A descendant from old White Russian nobility whose grandfather served as a general in the Imperial Guards of Czar Nicholas II, Milla seems on her way to joining the ranks of cabaret royalty. Her latest show, So Many Nights, So Many Men played a special one-nighter on Valentine's Day and it was indeed a sweetheart of a performance.

Ilieva is not one for subtlety. Connecting with her audience with a very warm, open personality, graced by a sweet Virginia drawl, her interpretations of theatre standards and not-so-standards, arranged by music director Paul Trueblood, are pure and direct. She can glide from an elegant soprano to chocolatey deep tones in the time it takes to wink at the ringside customers; something she does frequently and irresistibly.

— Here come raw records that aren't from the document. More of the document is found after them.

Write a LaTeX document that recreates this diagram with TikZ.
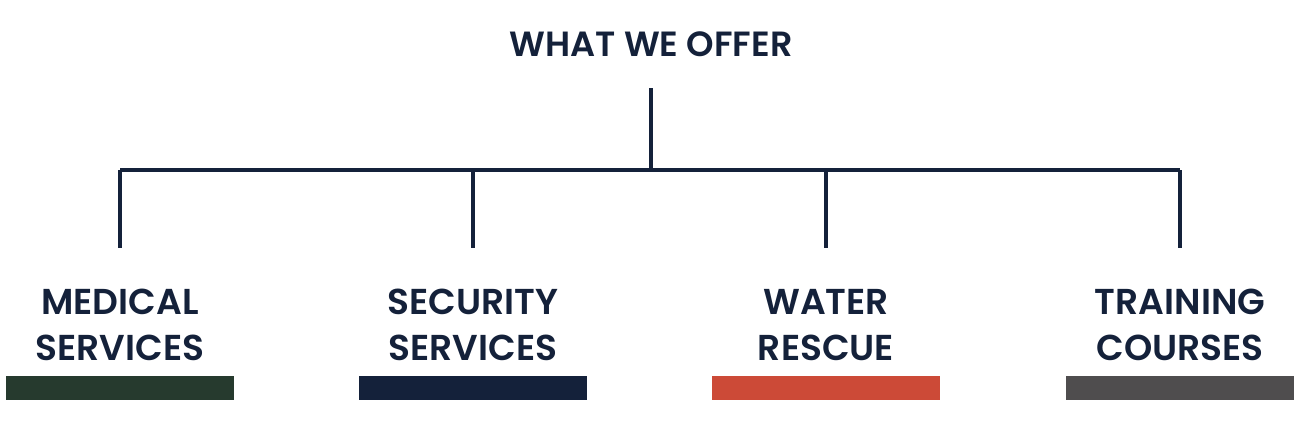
\documentclass[tikz,border=0pt]{standalone}
\usepackage{fontspec}
\setmainfont{Poppins}[UprightFont=* SemiBold]
\definecolor{navy}{HTML}{14213A}
\definecolor{cgreen}{HTML}{263A2E}
\definecolor{cred}{HTML}{CC4A37}
\definecolor{cgray}{HTML}{4F4D4E}
\begin{document}
\begin{tikzpicture}[x=1pt,y=-1pt,
  lbl/.style={text=navy,font=\fontsize{36}{46}\selectfont,align=center,inner sep=0},
  conn/.style={draw=navy,line width=4pt},
  bar/.style={minimum width=228pt,minimum height=24pt,inner sep=0}]
\useasboundingbox (0,0) rectangle (1300,428);
\node[lbl,font=\fontsize{35}{40}\selectfont] (t) at (651,44) {WHAT WE OFFER};
\coordinate (top) at (651,88);
\coordinate (hub) at (651,170);
\foreach \x/\n/\txt/\c in {120/a/{MEDICAL\\SERVICES}/cgreen,473/b/{SECURITY\\SERVICES}/navy,826/c/{WATER\\RESCUE}/cred,1180/d/{TRAINING\\COURSES}/cgray}{
  \coordinate (\n h) at (\x,170);
  \coordinate (\n e) at (\x,248);
  \node[lbl] (\n) at (\x,325) {\txt};
  \node[bar,fill=\c] (\n bar) at (\x,388) {};
}
\draw[conn] (top) -- (hub);
\draw[conn] (ah) -- (dh);
\foreach \n in {a,b,c,d} \draw[conn] (\n h) -- (\n e);
\end{tikzpicture}
\end{document}
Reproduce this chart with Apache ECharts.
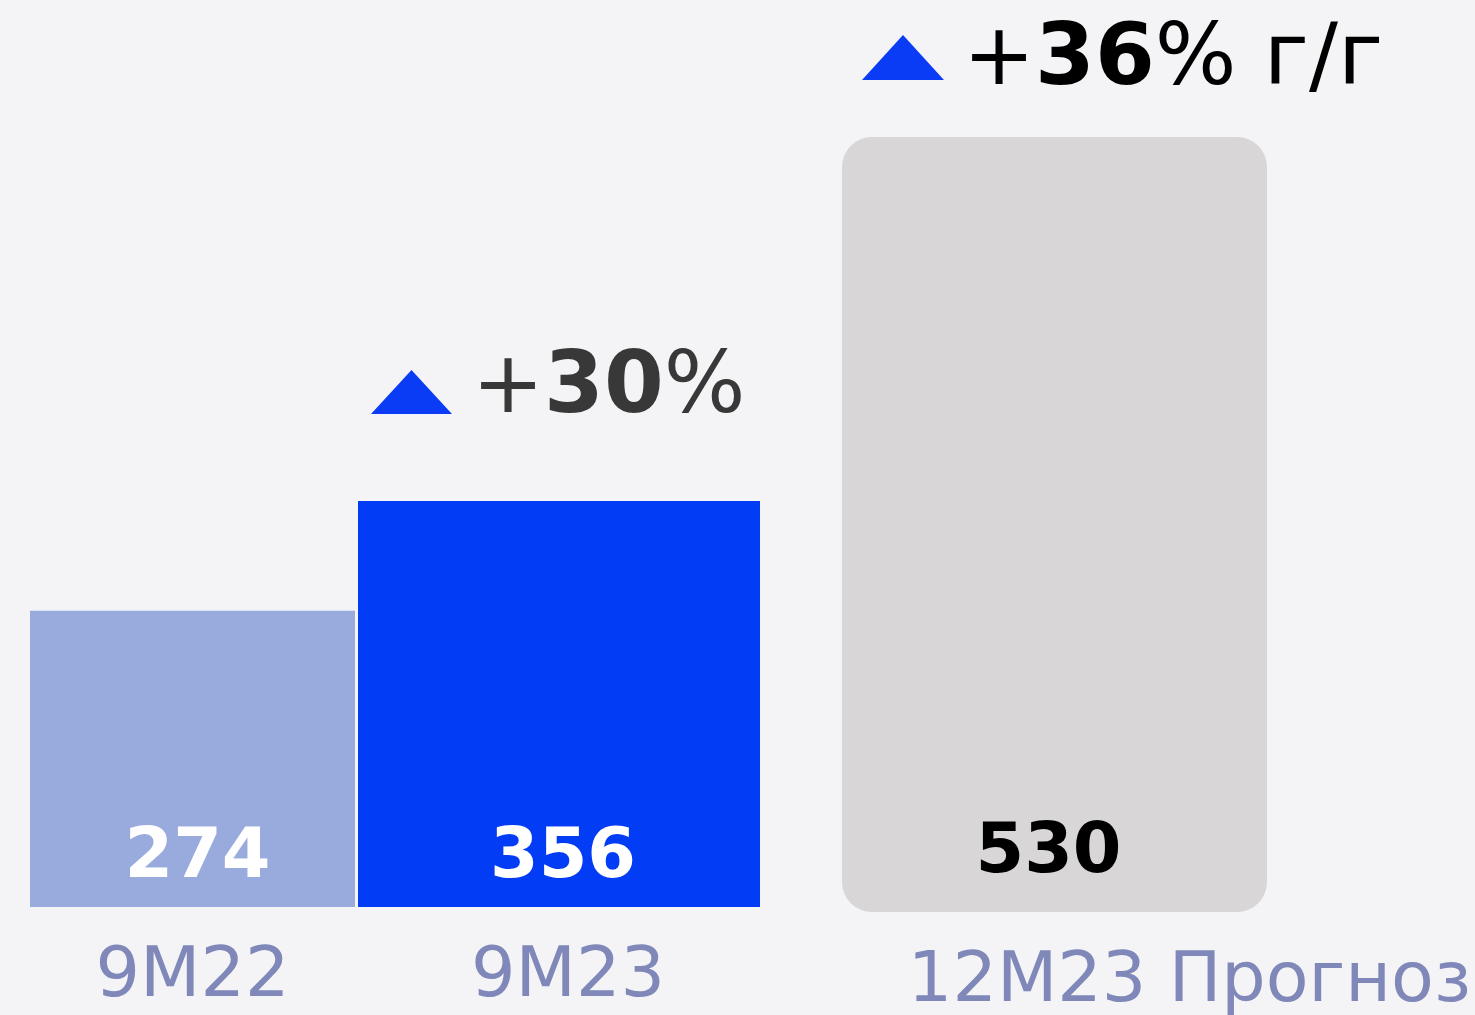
<!DOCTYPE html>
<html>
<head>
<meta charset="utf-8">
<script src="https://cdn.jsdelivr.net/npm/echarts@6/dist/echarts.min.js"></script>
<style>
html,body{margin:0;padding:0;background:#f4f4f6;}
#chart{width:1475px;height:1015px;}
</style>
</head>
<body>
<div id="chart"></div>
<script>
const categories = ['9M22', '9M23', '12M23 Прогноз'];
const values = [274, 356, 530];
const growthPct = [30, 36];
const growthSuffix = ['', ' г/г'];

const FONT = "'DejaVu Sans', Verdana, sans-serif";
const chart = echarts.init(document.getElementById('chart'));

const barColors = ['#99aadd', '#033cf5', '#d8d6d7'];
const labelColors = ['#ffffff', '#ffffff', '#000000'];
const labelOffsets = [[5, 0], [4, 0], [-6, 0]];
const labelDistances = [12, 12, 22];
const axisPads = [[0, 0, 0, 0], [0, 0, 0, 18], [0, 0, 0, 270]];

const option = {
  backgroundColor: '#f4f4f6',
  animation: false,
  grid: [
    { left: 30, width: 325, top: 501, bottom: 108, outerBoundsMode: 'none', containLabel: false },
    { left: 358, width: 402, top: 501, bottom: 108, outerBoundsMode: 'none', containLabel: false },
    { left: 842, width: 425, top: 137, bottom: 103, outerBoundsMode: 'none', containLabel: false }
  ],
  xAxis: categories.map((c, i) => ({
    type: 'category',
    gridIndex: i,
    data: [c],
    axisLine: { show: false },
    axisTick: { show: false },
    axisLabel: {
      margin: 35,
      fontSize: 70,
      lineHeight: 72,
      fontFamily: FONT,
      color: '#7f88b8',
      padding: axisPads[i],
      hideOverlap: false
    }
  })),
  yAxis: [
    { type: 'value', gridIndex: 0, min: 53, max: 356, show: false },
    { type: 'value', gridIndex: 1, min: 53, max: 356, show: false },
    { type: 'value', gridIndex: 2, min: 0, max: 530, show: false }
  ],
  series: values.map((v, i) => ({
    type: 'bar',
    xAxisIndex: i,
    yAxisIndex: i,
    data: [v],
    barWidth: '100%',
    itemStyle: {
      color: barColors[i],
      borderRadius: i === 2 ? 30 : 0
    },
    label: {
      show: true,
      position: 'insideBottom',
      distance: labelDistances[i],
      offset: labelOffsets[i],
      fontSize: 70,
      lineHeight: 72,
      fontWeight: 'bold',
      fontFamily: FONT,
      color: labelColors[i]
    }
  })),
  graphic: [
    {
      type: 'polygon',
      shape: { points: [[371, 414], [452, 414], [411.5, 370]] },
      style: { fill: '#0a3cf5' }
    },
    {
      type: 'text',
      x: 472, y: 390,
      style: {
        text: '{n|+}{b|' + growthPct[0] + '}{n|%' + growthSuffix[0] + '}',
        verticalAlign: 'middle',
        rich: {
          n: { fontSize: 86, fontFamily: FONT, fill: '#383838', color: '#383838' },
          b: { fontSize: 86, fontFamily: FONT, fontWeight: 'bold', fill: '#383838', color: '#383838' }
        }
      }
    },
    {
      type: 'polygon',
      shape: { points: [[862, 80], [944, 80], [903, 35]] },
      style: { fill: '#0a3cf5' }
    },
    {
      type: 'text',
      x: 963, y: 62,
      style: {
        text: '{n|+}{b|' + growthPct[1] + '}{n|%' + growthSuffix[1] + '}',
        verticalAlign: 'middle',
        rich: {
          n: { fontSize: 86, fontFamily: FONT, fill: '#000000', color: '#000000' },
          b: { fontSize: 86, fontFamily: FONT, fontWeight: 'bold', fill: '#000000', color: '#000000' }
        }
      }
    }
  ]
};
chart.setOption(option);
</script>
</body>
</html>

"Love is the triumph of imagination over intelligence", she advises her guests. In the hour-long set, directed by Margery Beddow, Milla presents herself as a variety of women in love, out of love, looking for love or sick of the whole damn business. Opening with "What a Night This is Going to Be", from Baker Street, she communicates her joy in seeing us in front of her while singing the lyric of romantic anticipation.

She makes the most of comic lyrics like Dorothy Fields' sly "I'd Rather Wake Up By Myself" and Laurie Johnson's silly "When Does The Ravishing Begin." A girlish combination of "I Found Him" and "I Could Have Danced All Night" is soon followed by a steamy and intensly sexual "Do It Again." Bits of Al Jolson and Mae West could be found in her showy renditions of "Sara Lee" and "Everybody's Girl."

At the end of her perky "A Cockeyed Optimist", as she sings "not this heart", she makes a gesture to her own heart as if she's offering it to each and every member of the audience. In less sincere hands it would seem a corny and even laughable gesture. But Milla Ilieva obviously means it. Perhaps, in a more innocent way than what Fred Ebb wrote, she really sees herself as everybody's girl.